Recently, after a new landslide electoral victory by Viktor Orban, who again managed to win a constitutional majority in the Hungarian parliament, a fresh perspective on constitutional developments in Central and Eastern Europe (CEE) has started taking shape. It could be described as constitutional appeasement.

Accordingly, the argument goes that given a widespread popular support for the constitutionally backsliding regimes in Hungary, Poland as well as elsewhere, we should – as good and open-minded people (and especially as social scientists) – start examining our own theoretical premises from which we have been observing and evaluating the developments in CEE. Perhaps, there is not everything wrong with CEE political and institutional developments? Perhaps, there are some good reasons for those trends? It could be, in some way which is from our constitutional perspective still not quite visible, that those trends are pointing in a better, even right direction and carry the promise of reforming our, admittedly, rather dated and worn-out constitutional conceptions and self-understanding. Why not learning something from the CEE constitutional developments? Let us engage into a dialogue, elevate ourselves beyond and above our constitutional epistemic and normative confines, accept ‘the other’ and build something new, a reformed European constitutionalism, by working closely together with the profoundly democratically legitimated constitutional and political actors in CEE.  In short, the case for a special, distinct conception of Central and Eastern European Constitutionalism indeed could be persuasively made. Is that right?

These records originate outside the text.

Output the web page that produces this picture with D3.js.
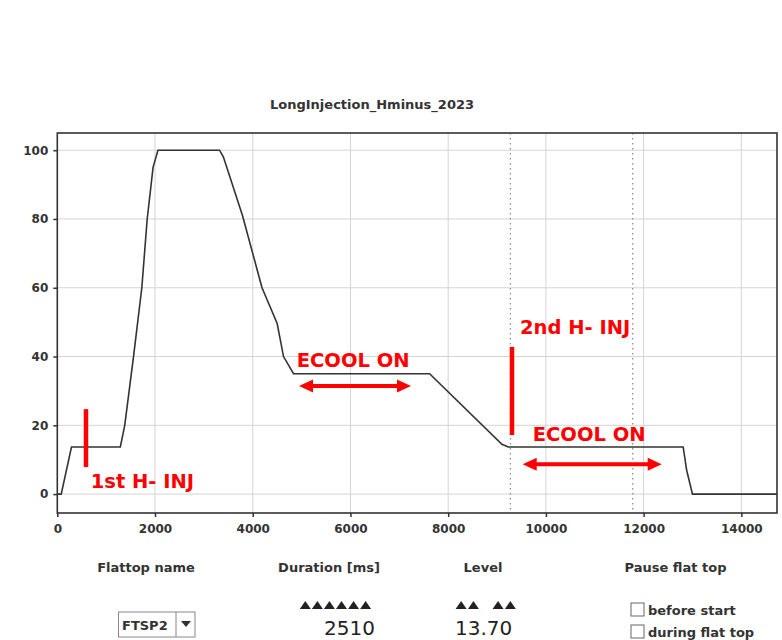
<!DOCTYPE html>
<meta charset="utf-8">
<title>LongInjection_Hminus_2023</title>
<style>
body { margin: 0; background: #fff; }
svg text { font-family: "DejaVu Sans", sans-serif; }
</style>
<body>
<div id="chart"></div>
<script src="https://d3js.org/d3.v7.min.js"></script>
<script>

// ramp profile (time in ms, level in %)
var timeMs = [0, 80, 290, 1290, 1380, 1560, 1730, 1840, 1960, 2060, 3320, 3400, 3790, 4190, 4500, 4630, 4835, 7620, 9100, 9230, 12810, 12880, 13000, 14730];
var level  = [0, 0, 13.7, 13.7, 20, 40, 60, 80, 95, 100, 100, 98, 81, 60, 49.6, 40, 35, 35, 14.5, 13.7, 13.7, 7, 0, 0];

var xTicks = [0, 2000, 4000, 6000, 8000, 10000, 12000, 14000];
var yTicks = [0, 20, 40, 60, 80, 100];
var markerTimes = [9273, 11777];

// red annotations
var injBars = [{x: 587, y0: 7.85, y1: 24.7}, {x: 9306, y0: 17.15, y1: 42.8}];
var injLabels = [{x: 684, y: 1.74, text: "1st H- INJ"}, {x: 9470, y: 46.5, text: "2nd H- INJ"}];
var coolArrows = [{x0: 4947, x1: 7239, y: 31.4}, {x0: 9525, x1: 12370, y: 8.7}];
var coolLabels = [{x: 4900, y: 37.0, text: "ECOOL ON"}, {x: 9730, y: 15.5, text: "ECOOL ON"}];

var headers = ["Flattop name", "Duration [ms]", "Level", "Pause flat top"];
var flattopName = "FTSP2";
var duration = "2510";
var levelValue = "13.70";
var pauseOptions = ["before start", "during flat top"];

var W = 782, H = 640;
var svg = d3.select("#chart").append("svg")
  .attr("width", W).attr("height", H);

var x = d3.scaleLinear().domain([0, 14730]).range([57.3, 777]);
var y = d3.scaleLinear().domain([-5.5, 105]).range([513, 133]);

// title
svg.append("text")
  .attr("x", 270).attr("y", 109)
  .attr("font-size", 13).attr("font-weight", "bold").attr("fill", "#333")
  .text("LongInjection_Hminus_2023");

// grid
svg.append("g").selectAll("line").data(xTicks.slice(1)).enter().append("line")
  .attr("x1", d => x(d)).attr("x2", d => x(d))
  .attr("y1", y.range()[1]).attr("y2", y.range()[0])
  .attr("stroke", "#d4d4d4").attr("stroke-width", 1);
svg.append("g").selectAll("line").data(yTicks).enter().append("line")
  .attr("x1", x.range()[0]).attr("x2", x.range()[1])
  .attr("y1", d => y(d)).attr("y2", d => y(d))
  .attr("stroke", "#d4d4d4").attr("stroke-width", 1);

// dotted markers
svg.append("g").selectAll("line").data(markerTimes).enter().append("line")
  .attr("x1", d => x(d)).attr("x2", d => x(d))
  .attr("y1", y.range()[1]).attr("y2", y.range()[0])
  .attr("stroke", "#888").attr("stroke-width", 1.2)
  .attr("stroke-dasharray", "1.5,3.5");

// axes
var xAxis = svg.append("g")
  .attr("transform", "translate(0," + y.range()[0] + ")")
  .call(d3.axisBottom(x).tickValues(xTicks).tickSize(4).tickPadding(7).tickFormat(d3.format("d")));
var yAxis = svg.append("g")
  .attr("transform", "translate(" + x.range()[0] + ",0)")
  .call(d3.axisLeft(y).tickValues(yTicks).tickSize(4).tickPadding(5));
[xAxis, yAxis].forEach(function (g) {
  g.select(".domain").remove();
  g.selectAll("line").attr("stroke", "#333").attr("stroke-width", 1.5);
  g.selectAll("text").attr("font-family", "DejaVu Sans").attr("font-size", 12)
    .attr("font-weight", "bold").attr("fill", "#333");
});

// frame
svg.append("rect")
  .attr("x", x.range()[0]).attr("y", y.range()[1])
  .attr("width", x.range()[1] - x.range()[0]).attr("height", y.range()[0] - y.range()[1])
  .attr("fill", "none").attr("stroke", "#333").attr("stroke-width", 1.6);

// profile line
svg.append("path")
  .datum(d3.range(timeMs.length))
  .attr("fill", "none").attr("stroke", "#333").attr("stroke-width", 1.6)
  .attr("d", d3.line().x(i => x(timeMs[i])).y(i => y(level[i])));

// annotations
var red = "#ff0000";
svg.append("g").selectAll("line").data(injBars).enter().append("line")
  .attr("x1", d => x(d.x)).attr("x2", d => x(d.x))
  .attr("y1", d => y(d.y0)).attr("y2", d => y(d.y1))
  .attr("stroke", red).attr("stroke-width", 4.5);

svg.append("g").selectAll("text").data(injLabels.concat(coolLabels)).enter().append("text")
  .attr("x", d => x(d.x)).attr("y", d => y(d.y))
  .attr("font-family", "Open Sans").attr("font-weight", "bold").attr("font-size", 19.5)
  .attr("fill", red).text(d => d.text);

var head = 14, half = 6.5;
svg.append("g").selectAll("path").data(coolArrows).enter().append("path")
  .attr("fill", red)
  .attr("d", function (d) {
    var a = x(d.x0), b = x(d.x1), c = y(d.y);
    return "M" + a + "," + c +
      "L" + (a + head) + "," + (c - half) + "L" + (a + head) + "," + (c - 2) +
      "L" + (b - head) + "," + (c - 2) + "L" + (b - head) + "," + (c - half) +
      "L" + b + "," + c +
      "L" + (b - head) + "," + (c + half) + "L" + (b - head) + "," + (c + 2) +
      "L" + (a + head) + "," + (c + 2) + "L" + (a + head) + "," + (c + half) + "Z";
  });

// control panel below the chart
var headerX = [146, 329, 483, 675.5];
svg.append("g").selectAll("text").data(headers).enter().append("text")
  .attr("x", (d, i) => headerX[i]).attr("y", 572)
  .attr("text-anchor", "middle").attr("font-size", 13).attr("font-weight", "bold")
  .attr("fill", "#333").text(d => d);

// dropdown
var dd = svg.append("g");
dd.append("rect").attr("x", 118.5).attr("y", 612).attr("width", 76.5).attr("height", 25)
  .attr("fill", "#fff").attr("stroke", "#888");
dd.append("line").attr("x1", 176).attr("x2", 176).attr("y1", 612).attr("y2", 637).attr("stroke", "#888");
dd.append("text").attr("x", 122).attr("y", 630).attr("font-size", 13).attr("font-weight", "bold")
  .attr("fill", "#333").text(flattopName);
dd.append("path").attr("d", "M181,621L191,621L186,627Z").attr("fill", "#333");

// step triangles
function triangles(x0, step, slots) {
  svg.append("g").selectAll("path").data(slots).enter().append("path")
    .attr("fill", "#222")
    .attr("d", function (s) {
      var cx = x0 + s * step + step / 2;
      return "M" + (cx - 5.5) + ",609L" + (cx + 5.5) + ",609L" + cx + ",601Z";
    });
}
triangles(299.3, 12.06, [0, 1, 2, 3, 4, 5]);
triangles(455, 12.3, [0, 1, 3, 4]);

svg.append("text").attr("x", 324).attr("y", 635)
  .attr("font-family", "DejaVu Sans Mono").attr("font-size", 20).attr("fill", "#222")
  .text(duration);
svg.append("text").attr("x", 455).attr("y", 635)
  .attr("font-family", "DejaVu Sans Mono").attr("font-size", 20).attr("fill", "#222")
  .text(levelValue);

// pause checkboxes
var cb = svg.append("g").selectAll("g").data(pauseOptions).enter().append("g")
  .attr("transform", (d, i) => "translate(0," + (i * 22) + ")");
cb.append("rect").attr("x", 631).attr("y", 603).attr("width", 13).attr("height", 13)
  .attr("fill", "#fff").attr("stroke", "#666");
cb.append("text").attr("x", 648).attr("y", 614.5).attr("font-size", 13).attr("font-weight", "bold")
  .attr("fill", "#333").text(d => d);

</script>
</body>
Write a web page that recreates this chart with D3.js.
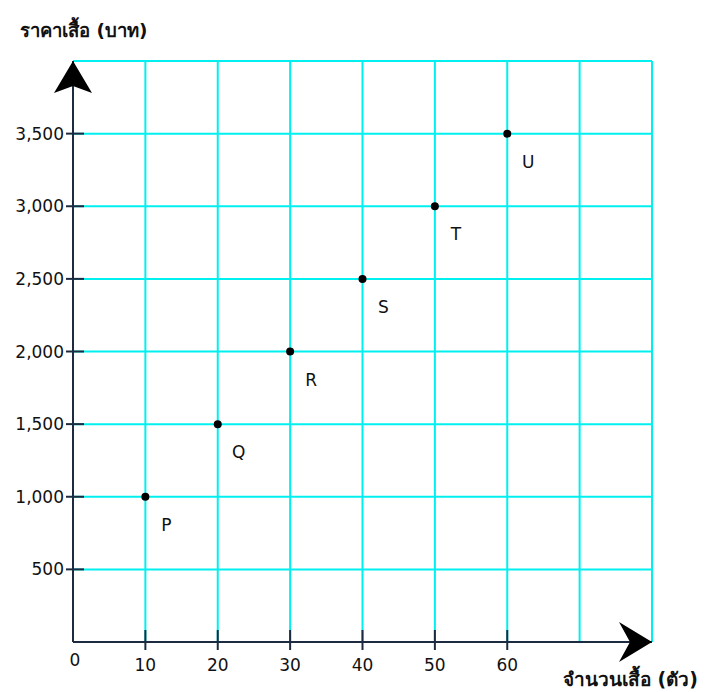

The Case for CEE Constitutionalism

Let us first study what the content of the alleged CEE constitutionalism might consist of. In normative terms, the emphasis appears to be on collective values. A nation, conceived in ethnic terms, deserves a special constitutional protection. In contrast to liberal democracy, where an individual, irrespective of his or her many natural and social traits, is at the heart of the constitutional order, in illiberal democracy – recently rebranded as ‘Christian democracy’  by Orbán and others – individuals are principally parts of a collective whole, of a nation; and the individuals who ethnically belong to the nation can enjoy more rights as the individuals who do not. This constitutional approach privileges the idea of a common good, understood as the good of the many, over individual ambitions to pursue their own individual conceptions of the good. This paves the way to a more authoritative, more comprehensive and omnipresent use of political power that should be subject to fewer constraints as long as it is exercised efficiently and it (declaratorily) maximizes the common good of the many.

In institutional terms, this translates directly into a lesser need for a sophisticated system of checks and balances. The latter might simply present too many obstacles for an efficient exercise of power.  As the experience shows that especially the judiciary can pose many problems to the smooth implementation of the democratically legitimated legislative and the executive agenda, it is, apparently, appropriate to appoint more deferent and loyal judges, ideologically and politically close to a democratically elected government. For it is loyalty, and this does not go just for the judiciary, but it indeed applies across the range of (semi)-independent (quasi-)executive, (quasi-)judicial institutions, that is decisive for a good functioning of a democratically elected government. The fewer obstacles the government is subject to, the better for the wellbeing of the state and its people. Consent is privileged over dissent. Uniformity and loyalty is a guarantee for the former, diversity, freedom and autonomy lead to the latter. Hence, uniformity and loyalty ought to be strengthened by as deep as possible penetration of the political power in the civil society, by formally and informally, financially and morally awarding the loyal, and, in the same manner, deterring the non-loyal. This, for example, explains, indeed justifies, a special treatment of foreign funded and hence non-loyal NGOs in Hungary, and preferential approach to those civil society groups which are closer to the ruling political party in Poland.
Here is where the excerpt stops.